Re: [RESEND PATCH] x86/mm: only allow memmap=XX!YY over existing RAM

From: Dan Williams
Date: Wed Jun 29 2016 - 10:42:29 EST


On Tue, Jun 28, 2016 at 10:12 PM, Yigal Korman <yigal@xxxxxxxxxxxxx> wrote:
> On Wed, Jun 29, 2016 at 4:09 AM, Dan Williams <dan.j.williams@xxxxxxxxx> wrote:
>>
>> On Tue, Jun 28, 2016 at 10:58 AM, H. Peter Anvin <hpa@xxxxxxxxx> wrote:
>> > On 06/28/16 09:33, Dan Williams wrote:
>> >> On Tue, Jun 28, 2016 at 1:31 AM, Yigal Korman <yigal@xxxxxxxxxxxxx> wrote:
>> >>> Before this patch, passing a range that is beyond the physical memory
>> >>> range will succeed, the user will see a /dev/pmem0 and will be able to
>> >>> access it. Reads will always return 0 and writes will be silently
>> >>> ignored.
>> >>>
>> >>> I've gotten more than one bug report about mkfs.{xfs,ext4} or nvml
>> >>> failing that were eventually tracked down to be wrong values passed to
>> >>> memmap.
>> >>>
>> >>> This patch prevents the above issue by instead of adding a new memory
>> >>> range, only update a RAM memory range with the PRAM type. This way,
>> >>> passing the wrong memmap will either not give you a pmem at all or give
>> >>> you a smaller one that actually has RAM behind it.
>> >>>
>> >>> And if someone still needs to fake a pmem that doesn't have RAM behind
>> >>> it, they can simply do memmap=XX@YY,XX!YY.
>> >>>
>> >>> Signed-off-by: Yigal Korman <yigal@xxxxxxxxxxxxx>
>> >>> Acked-by: Dan Williams <dan.j.williams@xxxxxxxxx>
>> >>> Acked-by: Johannes Thumshirn <jthumshirn@xxxxxxx>
>> >>> Tested-by: Boaz Harrosh <boaz@xxxxxxxxxxxxx>
>> >>> ---
>> >>
>> >> I have some other libnvdimm fixes heading upstream shortly if x86
>> >> folks just want to ack this one...
>> >>
>> >
>> > I'm concerned about this. This would mean that memory not marked as RAM
>> > because it is persistent and you don't want the OS to accidentally
>> > clobber persistent RAM can't be added.
>>
>> Ah true. Specifically you are worried about the case where a
>> platform-firmware has mis-marked pmem as reserved memory (or some
>> other type) and would like to correct it to be pram.
>
>
> As I mentioned in the patch, this is still possible by doing memmap=X@Y,X!Y

Sorry, yes I overlooked this in my response to Peter.
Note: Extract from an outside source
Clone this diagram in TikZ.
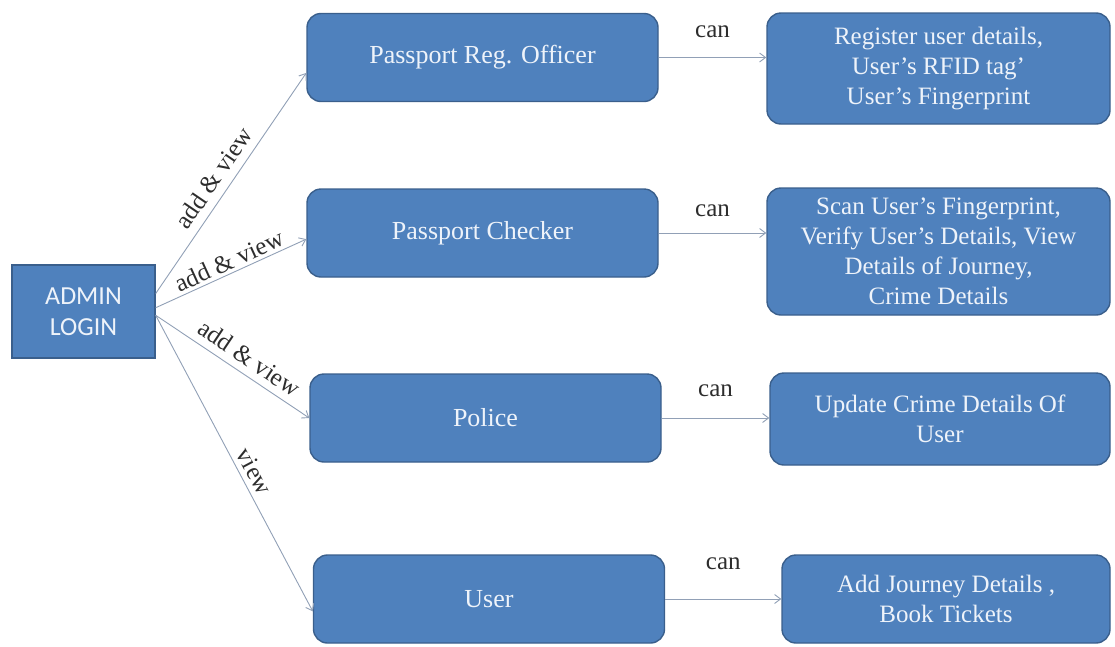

> Also, with fixes in grub and the kernel regarding mis-marking NVDIMMs
> this is much less common today.
> My purpose was simply to prevent a repeating user error for the common use case.

It makes sense, but at the same time it still involves a user
education burden that memmap=X!Y is constrained by default.

>>
>>
>> > So it seems like The Wrong
>> > Thing. If all you want is simulated pram then it shouldn't care about
>> > addresses in the first place and instead we should just specify it by
>> > quantity.
>>
>> Yes, agree we need an explicit "simulate pram" option independent of
>> memmap=, or just continue to educate users that if they try to
>> simulate pmem and specify an invalid range they get to keep all the
>> broken pieces.
>
> I'd love to have a simpler way to specify simulated pram, but quantity
> is not good enough.
> For my use case, for example, I need the quantity to be spread evenly
> over all NUMA nodes, so just getting a range "somewhere" is not good.
> And I can imagine other users that want to pin pram to same socket
> where their high speed NIC sits.
> So I not sure we can find a better general api than memmap and I not
> sure it's worth it.

I think it would be worthwhile to have something like testpmem= which
takes the same parameters as memmap=, but it is constrained to RAM by
default. Then it becomes clear that the user really does want a
simulation configuration on RAM rather than explicitly specifying a
new persistent memory range.